Entries with chart source code:
# # # # # # #
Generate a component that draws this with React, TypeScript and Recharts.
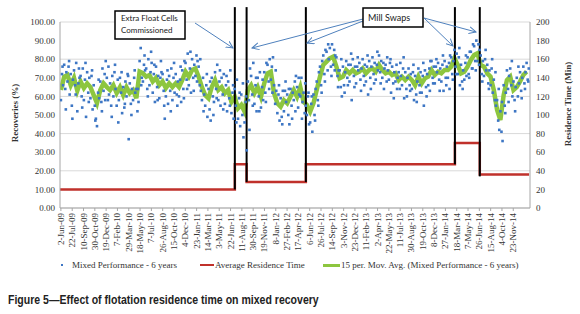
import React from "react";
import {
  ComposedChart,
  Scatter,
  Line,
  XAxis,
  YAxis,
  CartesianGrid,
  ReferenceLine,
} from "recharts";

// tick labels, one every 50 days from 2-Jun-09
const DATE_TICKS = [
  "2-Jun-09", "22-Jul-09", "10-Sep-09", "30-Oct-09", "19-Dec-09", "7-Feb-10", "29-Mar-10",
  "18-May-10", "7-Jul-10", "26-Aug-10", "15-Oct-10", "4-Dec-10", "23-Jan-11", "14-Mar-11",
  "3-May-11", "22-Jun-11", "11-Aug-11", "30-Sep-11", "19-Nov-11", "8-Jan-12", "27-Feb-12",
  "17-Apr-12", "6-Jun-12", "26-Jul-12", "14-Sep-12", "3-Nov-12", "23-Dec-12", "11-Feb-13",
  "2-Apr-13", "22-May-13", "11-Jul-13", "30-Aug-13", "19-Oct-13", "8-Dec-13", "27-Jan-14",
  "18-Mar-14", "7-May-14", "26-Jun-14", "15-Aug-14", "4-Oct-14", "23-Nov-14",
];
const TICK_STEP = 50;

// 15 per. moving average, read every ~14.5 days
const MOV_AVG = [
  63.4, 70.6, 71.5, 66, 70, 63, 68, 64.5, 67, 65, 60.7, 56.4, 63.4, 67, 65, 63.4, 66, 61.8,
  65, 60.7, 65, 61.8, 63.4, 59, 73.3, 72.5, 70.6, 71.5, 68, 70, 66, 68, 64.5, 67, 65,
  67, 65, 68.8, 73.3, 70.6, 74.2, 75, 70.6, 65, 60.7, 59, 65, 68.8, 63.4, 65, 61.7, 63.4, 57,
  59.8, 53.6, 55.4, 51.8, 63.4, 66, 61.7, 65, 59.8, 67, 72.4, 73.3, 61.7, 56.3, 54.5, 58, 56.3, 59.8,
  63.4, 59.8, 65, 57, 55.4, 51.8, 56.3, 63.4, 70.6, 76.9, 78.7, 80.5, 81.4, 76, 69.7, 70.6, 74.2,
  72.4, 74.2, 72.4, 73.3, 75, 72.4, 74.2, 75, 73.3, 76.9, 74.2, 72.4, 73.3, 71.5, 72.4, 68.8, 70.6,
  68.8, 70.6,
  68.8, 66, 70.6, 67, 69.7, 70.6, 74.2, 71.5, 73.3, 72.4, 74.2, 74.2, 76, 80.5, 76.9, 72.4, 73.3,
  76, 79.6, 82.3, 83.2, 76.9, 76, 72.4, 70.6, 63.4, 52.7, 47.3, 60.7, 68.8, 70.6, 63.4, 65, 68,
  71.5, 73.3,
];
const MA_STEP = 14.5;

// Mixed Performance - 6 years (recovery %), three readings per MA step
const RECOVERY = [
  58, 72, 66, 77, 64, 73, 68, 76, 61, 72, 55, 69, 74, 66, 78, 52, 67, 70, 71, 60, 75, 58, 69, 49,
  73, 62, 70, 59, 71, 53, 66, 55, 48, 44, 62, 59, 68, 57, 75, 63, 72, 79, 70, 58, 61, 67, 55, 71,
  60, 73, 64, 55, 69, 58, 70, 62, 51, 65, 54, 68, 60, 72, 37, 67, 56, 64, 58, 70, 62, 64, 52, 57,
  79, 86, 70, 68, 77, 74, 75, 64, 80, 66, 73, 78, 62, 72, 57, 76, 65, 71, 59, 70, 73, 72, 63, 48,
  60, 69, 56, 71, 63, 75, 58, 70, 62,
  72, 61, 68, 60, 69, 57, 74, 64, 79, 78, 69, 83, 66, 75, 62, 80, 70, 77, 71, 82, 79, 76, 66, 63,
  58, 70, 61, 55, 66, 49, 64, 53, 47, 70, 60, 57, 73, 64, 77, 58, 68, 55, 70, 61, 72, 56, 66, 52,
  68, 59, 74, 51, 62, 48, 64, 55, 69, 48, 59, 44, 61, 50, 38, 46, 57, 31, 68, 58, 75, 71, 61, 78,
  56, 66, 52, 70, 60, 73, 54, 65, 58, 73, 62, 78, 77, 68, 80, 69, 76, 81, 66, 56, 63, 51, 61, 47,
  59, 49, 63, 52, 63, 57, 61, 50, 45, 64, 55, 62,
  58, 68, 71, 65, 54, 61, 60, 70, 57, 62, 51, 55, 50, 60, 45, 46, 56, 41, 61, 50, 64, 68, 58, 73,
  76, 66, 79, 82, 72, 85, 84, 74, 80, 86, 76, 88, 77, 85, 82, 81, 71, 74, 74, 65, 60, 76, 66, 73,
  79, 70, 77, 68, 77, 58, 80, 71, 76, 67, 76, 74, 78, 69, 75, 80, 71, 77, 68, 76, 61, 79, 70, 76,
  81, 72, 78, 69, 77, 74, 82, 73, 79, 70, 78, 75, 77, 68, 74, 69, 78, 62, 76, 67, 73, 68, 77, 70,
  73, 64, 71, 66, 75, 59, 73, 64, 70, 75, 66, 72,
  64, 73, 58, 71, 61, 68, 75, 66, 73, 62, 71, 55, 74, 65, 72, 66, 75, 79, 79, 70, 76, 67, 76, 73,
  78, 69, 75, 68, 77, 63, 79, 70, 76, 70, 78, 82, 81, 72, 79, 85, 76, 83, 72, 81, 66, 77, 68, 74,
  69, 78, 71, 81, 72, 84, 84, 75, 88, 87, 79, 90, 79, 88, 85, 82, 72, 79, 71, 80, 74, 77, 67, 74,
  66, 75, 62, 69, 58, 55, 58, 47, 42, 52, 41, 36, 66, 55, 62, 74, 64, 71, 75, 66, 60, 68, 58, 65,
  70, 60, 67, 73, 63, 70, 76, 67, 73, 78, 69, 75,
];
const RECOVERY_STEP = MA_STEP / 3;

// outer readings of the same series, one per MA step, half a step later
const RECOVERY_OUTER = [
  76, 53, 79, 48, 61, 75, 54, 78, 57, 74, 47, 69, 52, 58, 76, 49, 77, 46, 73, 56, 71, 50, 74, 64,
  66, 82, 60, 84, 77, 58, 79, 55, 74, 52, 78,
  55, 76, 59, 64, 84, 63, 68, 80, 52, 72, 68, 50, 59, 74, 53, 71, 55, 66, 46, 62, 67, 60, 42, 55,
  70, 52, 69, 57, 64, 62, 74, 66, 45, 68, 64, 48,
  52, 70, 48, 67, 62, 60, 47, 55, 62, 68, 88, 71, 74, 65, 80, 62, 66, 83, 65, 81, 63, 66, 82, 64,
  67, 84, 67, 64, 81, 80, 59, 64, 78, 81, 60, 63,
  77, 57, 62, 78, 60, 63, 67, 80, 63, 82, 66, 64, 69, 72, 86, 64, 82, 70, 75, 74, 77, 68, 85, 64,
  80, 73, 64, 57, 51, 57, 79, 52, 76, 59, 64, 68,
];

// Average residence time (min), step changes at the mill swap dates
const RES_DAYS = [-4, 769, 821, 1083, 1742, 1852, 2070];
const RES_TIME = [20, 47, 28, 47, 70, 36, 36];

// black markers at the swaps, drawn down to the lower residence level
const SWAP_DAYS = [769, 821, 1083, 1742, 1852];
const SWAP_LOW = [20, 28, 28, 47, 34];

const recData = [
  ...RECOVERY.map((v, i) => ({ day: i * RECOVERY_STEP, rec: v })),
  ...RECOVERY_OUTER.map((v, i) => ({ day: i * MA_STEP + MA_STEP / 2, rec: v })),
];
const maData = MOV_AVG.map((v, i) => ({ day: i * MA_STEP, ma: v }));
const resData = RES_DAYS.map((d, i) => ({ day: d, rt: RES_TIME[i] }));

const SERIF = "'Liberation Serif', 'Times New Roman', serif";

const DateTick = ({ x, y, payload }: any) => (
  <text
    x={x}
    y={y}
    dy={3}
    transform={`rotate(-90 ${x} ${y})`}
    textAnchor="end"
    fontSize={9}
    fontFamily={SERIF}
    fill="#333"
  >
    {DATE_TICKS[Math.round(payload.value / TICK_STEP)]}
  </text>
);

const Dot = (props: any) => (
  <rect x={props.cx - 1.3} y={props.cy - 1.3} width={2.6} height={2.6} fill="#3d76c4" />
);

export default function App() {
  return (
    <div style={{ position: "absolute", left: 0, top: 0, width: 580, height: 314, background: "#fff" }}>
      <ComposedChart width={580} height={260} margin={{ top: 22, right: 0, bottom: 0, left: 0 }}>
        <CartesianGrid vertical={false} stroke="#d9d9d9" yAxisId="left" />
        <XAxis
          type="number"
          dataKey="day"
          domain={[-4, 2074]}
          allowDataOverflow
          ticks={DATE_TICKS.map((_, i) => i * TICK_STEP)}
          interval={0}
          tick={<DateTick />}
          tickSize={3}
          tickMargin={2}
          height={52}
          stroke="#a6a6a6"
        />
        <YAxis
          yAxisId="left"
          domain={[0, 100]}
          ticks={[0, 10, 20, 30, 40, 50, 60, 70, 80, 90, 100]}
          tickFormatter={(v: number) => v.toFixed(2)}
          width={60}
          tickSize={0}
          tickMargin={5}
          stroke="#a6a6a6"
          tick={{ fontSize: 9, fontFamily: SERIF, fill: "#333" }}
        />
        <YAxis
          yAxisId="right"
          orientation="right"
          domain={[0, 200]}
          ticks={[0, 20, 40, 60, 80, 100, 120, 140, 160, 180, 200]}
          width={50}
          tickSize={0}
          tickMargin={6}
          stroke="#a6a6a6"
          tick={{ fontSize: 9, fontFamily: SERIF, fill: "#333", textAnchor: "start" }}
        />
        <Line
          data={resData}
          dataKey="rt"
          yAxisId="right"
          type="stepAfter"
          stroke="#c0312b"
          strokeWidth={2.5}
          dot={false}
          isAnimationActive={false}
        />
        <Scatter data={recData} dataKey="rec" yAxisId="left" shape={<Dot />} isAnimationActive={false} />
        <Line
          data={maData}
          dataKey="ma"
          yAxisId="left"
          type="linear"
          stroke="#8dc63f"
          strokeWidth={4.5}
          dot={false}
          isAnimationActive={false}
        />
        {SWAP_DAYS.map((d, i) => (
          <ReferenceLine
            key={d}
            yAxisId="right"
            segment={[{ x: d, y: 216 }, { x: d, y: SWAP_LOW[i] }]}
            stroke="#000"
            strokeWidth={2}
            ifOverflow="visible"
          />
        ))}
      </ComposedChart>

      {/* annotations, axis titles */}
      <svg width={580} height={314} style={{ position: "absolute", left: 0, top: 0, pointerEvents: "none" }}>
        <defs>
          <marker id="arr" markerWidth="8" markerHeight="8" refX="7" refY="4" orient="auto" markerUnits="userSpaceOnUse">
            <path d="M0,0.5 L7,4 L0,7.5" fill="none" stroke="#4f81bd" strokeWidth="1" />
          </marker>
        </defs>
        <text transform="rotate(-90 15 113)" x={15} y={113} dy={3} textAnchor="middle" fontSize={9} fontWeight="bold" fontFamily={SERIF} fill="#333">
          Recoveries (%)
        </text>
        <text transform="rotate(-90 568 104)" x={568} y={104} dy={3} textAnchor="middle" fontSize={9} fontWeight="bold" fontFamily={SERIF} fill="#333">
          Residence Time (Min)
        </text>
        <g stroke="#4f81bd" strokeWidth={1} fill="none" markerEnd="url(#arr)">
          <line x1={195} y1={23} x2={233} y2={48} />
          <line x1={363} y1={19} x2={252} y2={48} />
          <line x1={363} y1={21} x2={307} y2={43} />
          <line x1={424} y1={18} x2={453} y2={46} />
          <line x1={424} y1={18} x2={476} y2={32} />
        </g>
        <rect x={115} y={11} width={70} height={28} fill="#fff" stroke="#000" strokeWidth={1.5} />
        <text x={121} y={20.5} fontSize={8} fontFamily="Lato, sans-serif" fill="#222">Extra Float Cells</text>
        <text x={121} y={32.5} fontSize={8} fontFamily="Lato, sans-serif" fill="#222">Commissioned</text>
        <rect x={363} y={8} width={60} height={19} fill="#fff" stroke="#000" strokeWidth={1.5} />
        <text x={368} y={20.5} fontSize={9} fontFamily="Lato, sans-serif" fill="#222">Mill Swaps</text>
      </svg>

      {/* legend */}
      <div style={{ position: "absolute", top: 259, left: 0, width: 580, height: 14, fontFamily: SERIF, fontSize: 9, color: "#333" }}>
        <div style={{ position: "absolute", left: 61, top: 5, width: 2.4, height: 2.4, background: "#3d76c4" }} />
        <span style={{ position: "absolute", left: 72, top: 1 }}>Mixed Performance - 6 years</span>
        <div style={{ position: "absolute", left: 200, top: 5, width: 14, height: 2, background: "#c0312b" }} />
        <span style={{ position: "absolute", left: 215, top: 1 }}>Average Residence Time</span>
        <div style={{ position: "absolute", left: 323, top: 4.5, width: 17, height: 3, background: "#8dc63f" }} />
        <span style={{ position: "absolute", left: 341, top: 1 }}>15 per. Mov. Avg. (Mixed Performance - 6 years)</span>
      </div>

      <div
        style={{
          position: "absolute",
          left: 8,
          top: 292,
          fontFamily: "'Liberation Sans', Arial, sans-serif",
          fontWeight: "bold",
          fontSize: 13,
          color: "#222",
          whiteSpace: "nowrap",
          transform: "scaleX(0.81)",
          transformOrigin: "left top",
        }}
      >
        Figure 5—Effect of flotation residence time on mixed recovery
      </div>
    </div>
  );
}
# # # # # # #
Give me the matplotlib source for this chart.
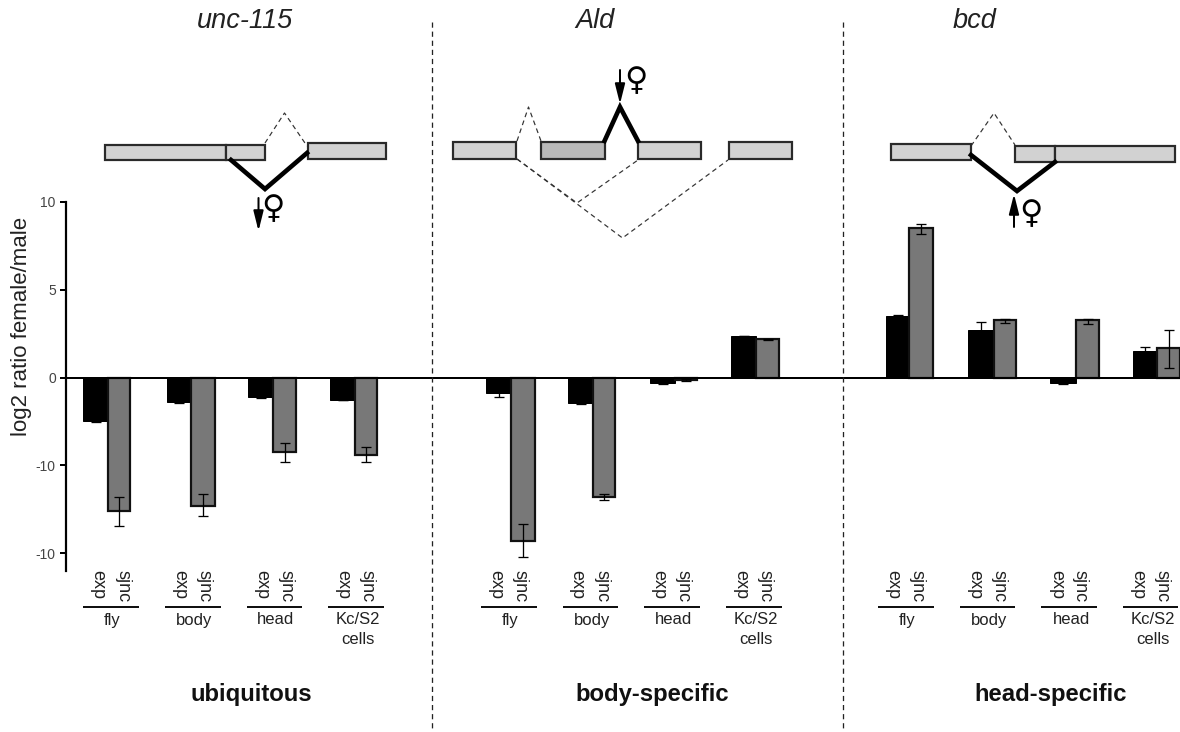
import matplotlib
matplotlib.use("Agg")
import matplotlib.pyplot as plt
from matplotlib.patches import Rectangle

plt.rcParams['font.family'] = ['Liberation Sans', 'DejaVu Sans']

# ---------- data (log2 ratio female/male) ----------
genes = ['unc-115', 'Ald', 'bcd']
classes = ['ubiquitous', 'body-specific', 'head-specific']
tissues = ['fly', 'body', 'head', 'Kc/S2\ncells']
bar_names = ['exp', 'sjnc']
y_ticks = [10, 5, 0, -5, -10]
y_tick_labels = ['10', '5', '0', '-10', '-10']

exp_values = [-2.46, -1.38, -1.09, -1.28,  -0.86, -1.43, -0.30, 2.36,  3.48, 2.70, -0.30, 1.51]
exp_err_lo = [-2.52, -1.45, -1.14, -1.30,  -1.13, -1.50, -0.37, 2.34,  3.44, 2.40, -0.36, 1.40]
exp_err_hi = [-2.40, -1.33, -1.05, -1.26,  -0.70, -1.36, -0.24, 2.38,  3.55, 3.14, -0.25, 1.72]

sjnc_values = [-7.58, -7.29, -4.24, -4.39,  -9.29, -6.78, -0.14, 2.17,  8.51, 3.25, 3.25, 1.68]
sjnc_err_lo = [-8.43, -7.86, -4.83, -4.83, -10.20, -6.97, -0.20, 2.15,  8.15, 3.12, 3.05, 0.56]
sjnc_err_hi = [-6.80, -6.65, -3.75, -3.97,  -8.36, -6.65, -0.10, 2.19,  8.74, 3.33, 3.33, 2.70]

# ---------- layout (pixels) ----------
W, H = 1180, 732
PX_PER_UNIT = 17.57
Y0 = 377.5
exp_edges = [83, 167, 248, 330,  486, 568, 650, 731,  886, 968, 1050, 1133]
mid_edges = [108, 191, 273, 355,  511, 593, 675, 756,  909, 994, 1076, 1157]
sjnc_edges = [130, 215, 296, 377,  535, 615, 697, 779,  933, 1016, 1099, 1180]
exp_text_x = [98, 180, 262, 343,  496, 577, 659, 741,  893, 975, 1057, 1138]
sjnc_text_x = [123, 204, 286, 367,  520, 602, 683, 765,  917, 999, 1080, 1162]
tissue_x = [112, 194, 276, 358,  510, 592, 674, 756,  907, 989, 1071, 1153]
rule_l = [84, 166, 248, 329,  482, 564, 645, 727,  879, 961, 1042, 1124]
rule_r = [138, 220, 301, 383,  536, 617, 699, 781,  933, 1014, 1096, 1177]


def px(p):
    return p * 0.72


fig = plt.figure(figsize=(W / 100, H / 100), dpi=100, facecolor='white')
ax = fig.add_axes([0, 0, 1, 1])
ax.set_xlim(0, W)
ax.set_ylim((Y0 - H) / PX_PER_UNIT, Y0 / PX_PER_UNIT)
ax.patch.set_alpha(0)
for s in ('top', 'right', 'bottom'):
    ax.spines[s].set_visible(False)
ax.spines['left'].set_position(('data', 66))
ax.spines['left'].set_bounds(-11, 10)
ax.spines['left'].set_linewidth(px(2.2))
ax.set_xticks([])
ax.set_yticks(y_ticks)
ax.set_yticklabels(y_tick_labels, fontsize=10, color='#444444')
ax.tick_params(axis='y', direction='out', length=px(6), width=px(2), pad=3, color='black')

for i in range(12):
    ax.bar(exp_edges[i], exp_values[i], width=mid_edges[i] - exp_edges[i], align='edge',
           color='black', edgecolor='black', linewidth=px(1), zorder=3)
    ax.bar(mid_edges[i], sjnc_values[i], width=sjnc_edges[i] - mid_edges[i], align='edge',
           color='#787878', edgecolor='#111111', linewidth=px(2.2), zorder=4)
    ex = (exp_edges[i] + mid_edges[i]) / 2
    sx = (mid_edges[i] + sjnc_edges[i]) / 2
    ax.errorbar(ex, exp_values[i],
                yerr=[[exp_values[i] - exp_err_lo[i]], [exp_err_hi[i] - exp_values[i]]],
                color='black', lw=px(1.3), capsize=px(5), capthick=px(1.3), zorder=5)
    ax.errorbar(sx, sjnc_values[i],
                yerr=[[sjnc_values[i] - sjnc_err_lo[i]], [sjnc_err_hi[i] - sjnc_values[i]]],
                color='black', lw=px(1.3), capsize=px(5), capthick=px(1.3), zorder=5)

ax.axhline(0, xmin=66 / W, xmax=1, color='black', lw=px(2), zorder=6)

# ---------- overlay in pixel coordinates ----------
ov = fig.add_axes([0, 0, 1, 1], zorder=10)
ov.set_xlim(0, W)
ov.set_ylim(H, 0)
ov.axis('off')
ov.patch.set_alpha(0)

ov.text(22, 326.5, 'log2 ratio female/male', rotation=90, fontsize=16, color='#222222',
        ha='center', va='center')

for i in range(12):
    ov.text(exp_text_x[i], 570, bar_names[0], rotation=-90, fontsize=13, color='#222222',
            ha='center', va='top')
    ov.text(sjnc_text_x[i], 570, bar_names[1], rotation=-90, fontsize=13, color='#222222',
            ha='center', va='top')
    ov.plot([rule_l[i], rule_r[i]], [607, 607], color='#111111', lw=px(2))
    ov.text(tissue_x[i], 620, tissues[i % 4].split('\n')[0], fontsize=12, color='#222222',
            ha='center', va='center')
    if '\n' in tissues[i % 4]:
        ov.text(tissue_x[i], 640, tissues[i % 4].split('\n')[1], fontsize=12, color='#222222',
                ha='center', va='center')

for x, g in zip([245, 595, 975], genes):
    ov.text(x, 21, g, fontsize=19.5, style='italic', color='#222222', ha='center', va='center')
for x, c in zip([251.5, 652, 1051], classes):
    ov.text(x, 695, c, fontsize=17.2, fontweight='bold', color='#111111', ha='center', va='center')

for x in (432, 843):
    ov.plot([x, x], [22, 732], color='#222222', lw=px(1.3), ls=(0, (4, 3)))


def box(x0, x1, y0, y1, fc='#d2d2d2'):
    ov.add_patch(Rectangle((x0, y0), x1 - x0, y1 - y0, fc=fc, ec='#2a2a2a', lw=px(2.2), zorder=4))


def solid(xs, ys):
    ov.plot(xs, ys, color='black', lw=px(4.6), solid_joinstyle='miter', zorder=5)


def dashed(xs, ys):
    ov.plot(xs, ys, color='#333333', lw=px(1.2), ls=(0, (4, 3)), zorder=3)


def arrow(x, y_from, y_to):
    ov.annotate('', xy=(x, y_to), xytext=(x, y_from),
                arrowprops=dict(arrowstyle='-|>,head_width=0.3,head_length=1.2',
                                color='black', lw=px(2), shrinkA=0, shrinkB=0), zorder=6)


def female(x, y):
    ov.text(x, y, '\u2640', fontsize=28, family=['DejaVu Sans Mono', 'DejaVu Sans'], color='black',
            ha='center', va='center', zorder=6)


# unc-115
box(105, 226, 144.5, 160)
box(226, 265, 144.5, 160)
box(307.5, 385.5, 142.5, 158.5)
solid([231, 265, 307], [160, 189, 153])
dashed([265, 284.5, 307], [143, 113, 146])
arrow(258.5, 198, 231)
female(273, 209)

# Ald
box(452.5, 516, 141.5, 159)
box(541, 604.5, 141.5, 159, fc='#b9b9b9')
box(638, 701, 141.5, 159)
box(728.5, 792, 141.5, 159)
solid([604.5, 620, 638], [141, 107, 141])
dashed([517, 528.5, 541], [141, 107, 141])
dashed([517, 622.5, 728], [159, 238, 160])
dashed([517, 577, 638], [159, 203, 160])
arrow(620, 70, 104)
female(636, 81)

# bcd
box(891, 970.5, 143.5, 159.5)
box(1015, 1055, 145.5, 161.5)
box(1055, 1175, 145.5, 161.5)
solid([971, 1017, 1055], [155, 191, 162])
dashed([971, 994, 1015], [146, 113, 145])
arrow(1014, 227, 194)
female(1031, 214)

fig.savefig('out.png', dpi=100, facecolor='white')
# # # # # # #
DIRECTIONS
Return exactly the lines from the one with "Generate a component" to the one with "const TICK_STEP = 50;", both ends kept, and only those. Images are left out.

TASK OUTPUT
Generate a component that draws this with React, TypeScript and Recharts.
import React from "react";
import {
  ComposedChart,
  Scatter,
  Line,
  XAxis,
  YAxis,
  CartesianGrid,
  ReferenceLine,
} from "recharts";

// tick labels, one every 50 days from 2-Jun-09
const DATE_TICKS = [
  "2-Jun-09", "22-Jul-09", "10-Sep-09", "30-Oct-09", "19-Dec-09", "7-Feb-10", "29-Mar-10",
  "18-May-10", "7-Jul-10", "26-Aug-10", "15-Oct-10", "4-Dec-10", "23-Jan-11", "14-Mar-11",
  "3-May-11", "22-Jun-11", "11-Aug-11", "30-Sep-11", "19-Nov-11", "8-Jan-12", "27-Feb-12",
  "17-Apr-12", "6-Jun-12", "26-Jul-12", "14-Sep-12", "3-Nov-12", "23-Dec-12", "11-Feb-13",
  "2-Apr-13", "22-May-13", "11-Jul-13", "30-Aug-13", "19-Oct-13", "8-Dec-13", "27-Jan-14",
  "18-Mar-14", "7-May-14", "26-Jun-14", "15-Aug-14", "4-Oct-14", "23-Nov-14",
];
const TICK_STEP = 50;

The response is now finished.